Les outils de collecte de données utilisés comprenaient des élicitations linguistiques, des entretiens semi-directifs, et des observations directes. Les élicitations linguistiques ont permis aux membres des communautés Baka et Koya de partager librement leurs connaissances linguistiques et culturelles, tout en favorisant des discussions ouvertes et authentiques.

Des sujets tels que les parties du corps, les verbes, les objets de maison, la numération, le réparage dans le temps et l’espace, les salutations/formules de politesse, terminologie de parente, termes d’adresse, l’expression des émotions, les couleurs, les éléments de la nature, les aliments quotidiens, les ustensiles, les adjectifs, superlatifs, comparatifs ont été abordés.

Un instantané d’une réunion à Minvoul. © UNESCO Libreville / Jean Eude NGOUADONO

Les Baka du Gabon font partie d’un continuum culturel incluant d’autres composantes de peuples assimilés au groupe pygmée, tels que les Aka, les Mbuti, les Twa, les Efe, les Asua, les Koya, les Bongo et bien d’autres évoluant dans le bassin du Congo. Ils sont à cheval entre plusieurs pays d’Afrique centrale, notamment au Sud Cameroun et dans le nord Gabon. Paulin (2010) nous dit que les *Baakaa parlaient une langue distincte de celle des locuteurs bantu ou encore oubanguien. Elle s’appuie sur l’existence de plusieurs lexèmes non répertoriés dans ces deux langues.

Les régions où vivent et évoluent les Baka se situent essentiellement au nord du Gabon, non loin de la frontière camerounaise, et au nord-est, proche du Congo. Cette zone est, bien évidemment, recouverte par la forêt. La route longeant cette vaste zone forestière descend de

Minvoul à Mitzic, puis bifurque à l’est au-delà de Mékambo, via Makokou.

Les Baka occupent une série de villages situés dans la localité de Minvoul, où ils cohabitent avec des peuples bantuphones tels que les Fang avec lesquels ils entretiennent d’ailleurs des rapports verticaux. On les retrouve notamment dans trois principaux villages à savoir Bitouga, Doumassi et Esseng-Elarmitang à Minvoul.

Un instantané d’une réunion à Minvoul. © UNESCO Libreville / Jean Eude NGOUADONO

Les Bakoya se concentrent dans dans la province de l’Ogooué-Ivindo, plus précisément à l’est de la région de Mékambo (département de la Zadié). La province de l’Ogooué-Ivindo se situe elle-même non loin de la frontière congolaise (nord-ouest du Congo- Brazzaville).

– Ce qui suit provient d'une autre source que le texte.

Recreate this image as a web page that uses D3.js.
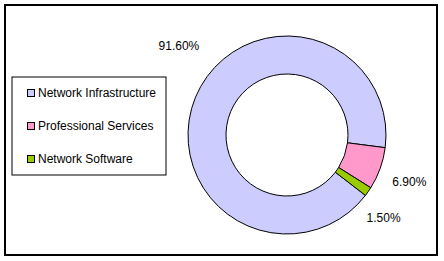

Une des caractéristiques des communautés Baka et Koya est qu’elles habitent souvent assez loin des centres urbains et des centres de décisions ; elles sont relativement marginalisées dans la mesure où on les rencontre dans des zones assez reculées qui se situent non seulement loin de la capitale du pays, Libreville, mais aussi loin des centres urbains provinciaux ou régionaux.

Cuisine de plein air, Mékambo. © UNESCO Libreville / Jean Eude NGOUADONO


Les abandons scolaires semblent se produire surtout entre le mois d’octobre et le mois de janvier, comme c’est souvent dans la région de Minvoul. Par ailleurs, certains enfants ont du mal à aller à l’école parce qu’ils ne disposent pas d’actes de naissance. D’autres au contraire parviennent à s’inscrire quand bien même ils n’ont pas d’acte de naissance. Mais ces enfants ont souvent du mal à entrer dans le cycle du secondaire justement à cause du défaut d’acte de naissance.

La relation bantu/pygmée a tendance à se normaliser alors qu’elle était plus complexe dans le passé. Cependant les discriminations n’ont pas disparu mais le phénomène aurait tendance à s’atténuer dans la région, compte tenu du commerce qui les lie sur le plan thérapeutique, agricole, spirituel et matrimonial. En cas de différends, le mot pygmées devient une insulte.